It is formed of a single layer of cells, resting on the basement membrane. Simple epithelium occurs mainly on secretory and absorptive surfaces.
- Squamous Epithelium consists of a layer of thin, flat, scale-like cells with prominent nuclei. The cells have irregular boundaries that loosely into those of neighbouring cells. It forms the inner lining of lung alveoli and is involved in functions like forming a diffusion boundary and prevents underlying parts from injury.
- Cuboidal Epithelium has cells which are polygonal in outline, but appear cuboidal in vertical section. It covers salivary and pancreatic ducts and thyroid vesicles.
- Columnar Epithelium is characterised by the presence of tall elongated shaped like polygonal columns. Columnar epithelium covers the inner surface of the intestine, stomach and gall bladder. It also occurs in gastric and intestinal glands. Its function is secretion or absorption. The intestinal mucosa is lined by Brush-Bordered Columnar Epithelium which is highly absorptive.
- Ciliated Epithelium consists of columnar or cubical cells bearing cilia on their free surfaces. The function of the cilia is to move particles, free cells or mucus in a specific direction over the epithelial surface. Ciliated epithelium lines the inner surfaces of some hollow organs such as Fallopian tubes, bronchioles and small bronchi. Ciliated columnar epithelium lining the ventricles of brain and spinal canal is called as ependyma. Cilia is of two types (i) Kinocilia are motile cilia with 9 + 2 organisation, (ii) Stereocilia — Basal granule absent, non-motile, 9 + 2 organisation is absent. Stereocilia are found in some parts of the male reproductive tracts such as the epididymis and Vas deferens.

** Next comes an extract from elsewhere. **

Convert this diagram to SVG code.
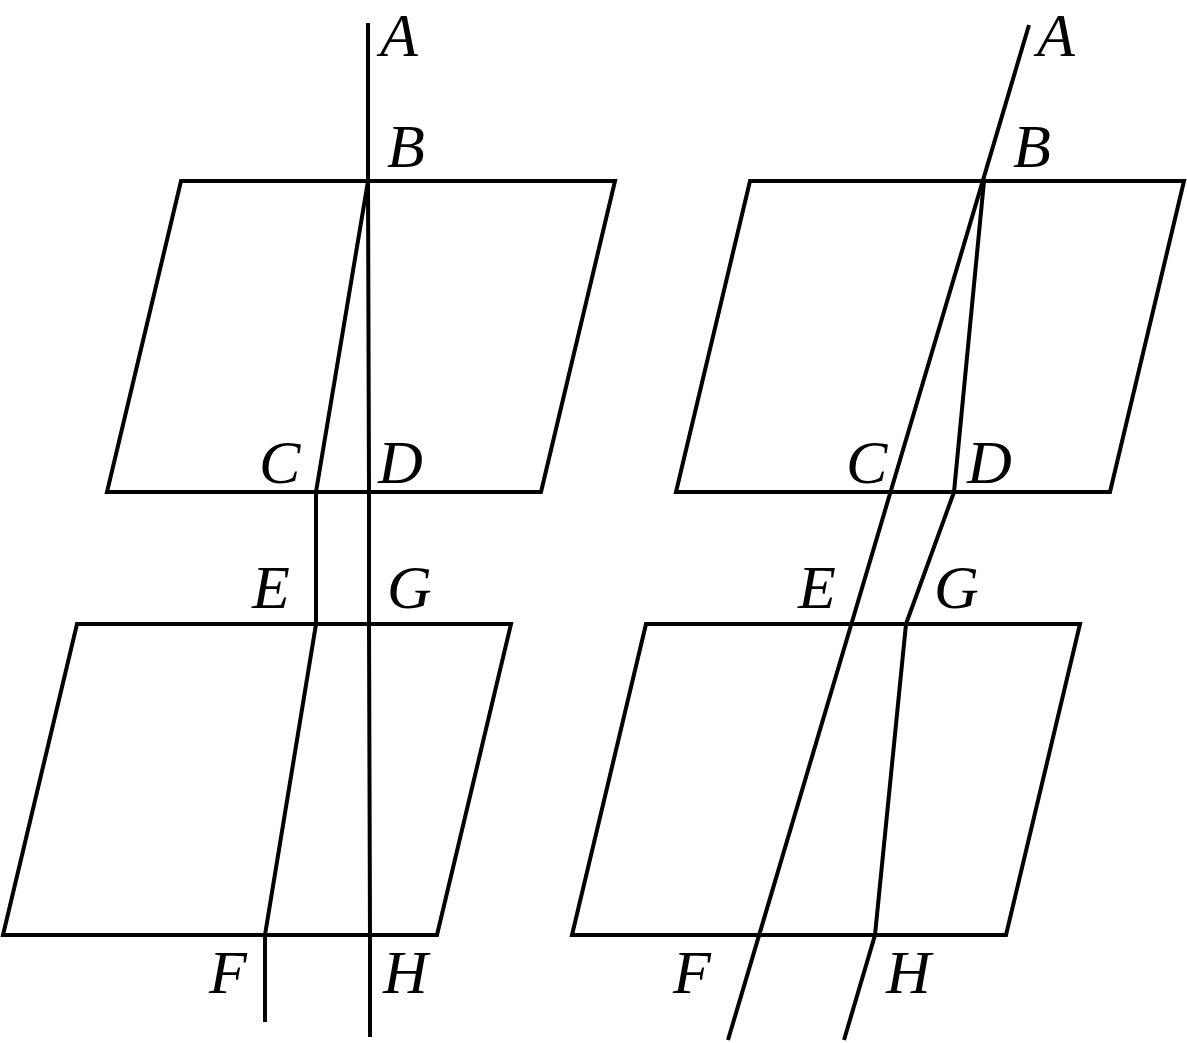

- Pseudostratified Epithelium covers the inner linings of trachea and large bronchi. Although made up of a single layer of columnar cells, it appears two-layered, because some cells are shorter than the others and have their nuclei at a different level. The shorter cells lack cilia and secrete mucus which traps particles on the epithelial surface. The longer cells are ciliated. The ciliary movement propels the mucus and the particles towards the larynx.